5. Confirm Results: To verify, perform the experiment with other known elements to establish a clearer comparison. Repeating the test can help confirm the consistency of the observed color for the unknown sample.

Using this method, elements like lithium (red), sodium (yellow), potassium (lilac), and calcium (orange-red) can be identified based on the specific wavelengths of light they emit when heated.

Limitations of Flame Tests in Chemical Analysis

Although useful for qualitative analysis, there are several limitations to using this method for identifying elements:

• Limited Sensitivity: The method may not detect elements present in very low concentrations. If the sample contains trace amounts of an element, the emitted color may not be noticeable or distinguishable from other colors.
• Interference from Impurities: Contaminants in the sample can alter the observed color, leading to incorrect identification. For accurate results, it is critical to use pure samples.
• Overlap of Emission Colors: Some elements produce similar colors, making it difficult to differentiate them.
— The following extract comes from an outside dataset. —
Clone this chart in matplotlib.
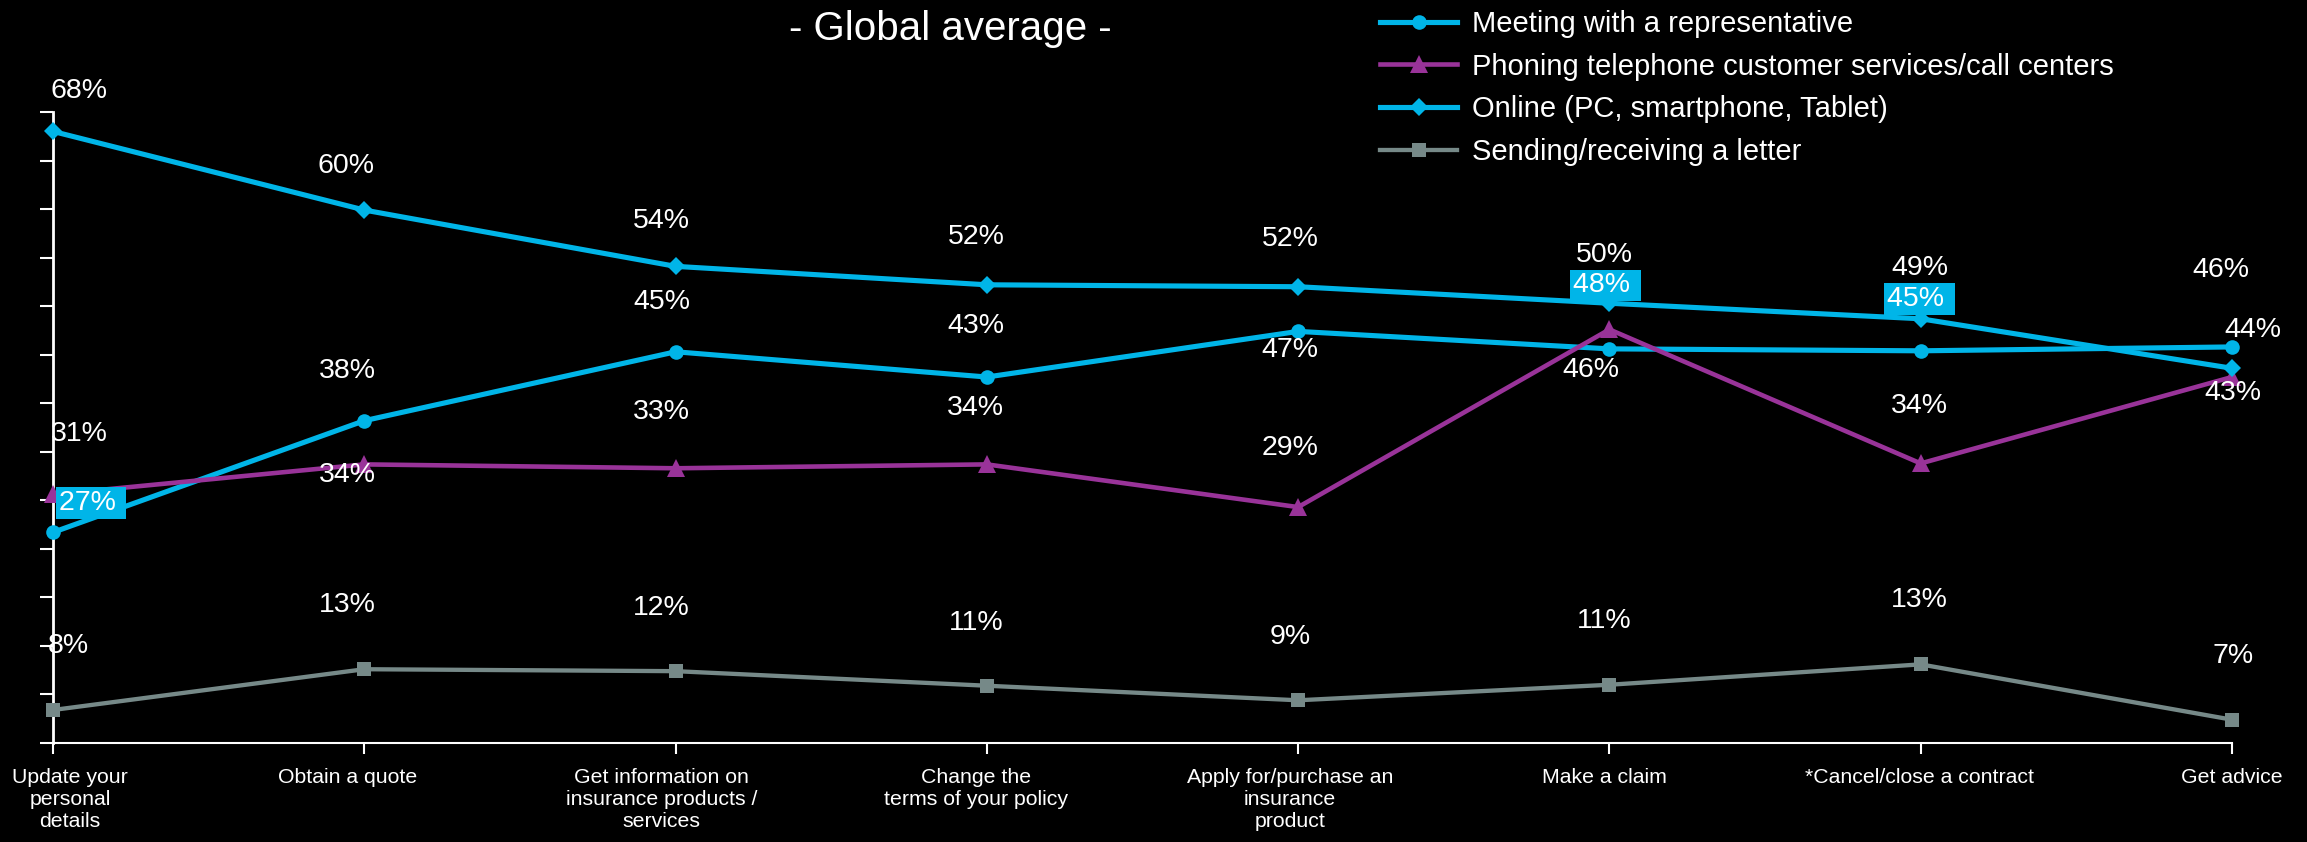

For example, lithium and strontium both emit red colors, and sodium and potassium share yellowish hues.
• Limited to Visible Spectrum: The technique is restricted to observing colors within the visible light spectrum, which limits the ability to detect elements emitting light outside of this range.
• Heat-Dependent Variability: The color produced can vary depending on the temperature of the heat source, which may lead to inconsistent results if the temperature is not controlled properly.
• Complexity in Mixed Samples: In the presence of multiple elements, the emitted light may combine, creating a composite color that does not correspond to any single element, making identification challenging.

Despite these limitations, flame tests remain a simple and quick way to analyze certain metals, but they may need to be complemented with more precise techniques for comprehensive chemical analysis.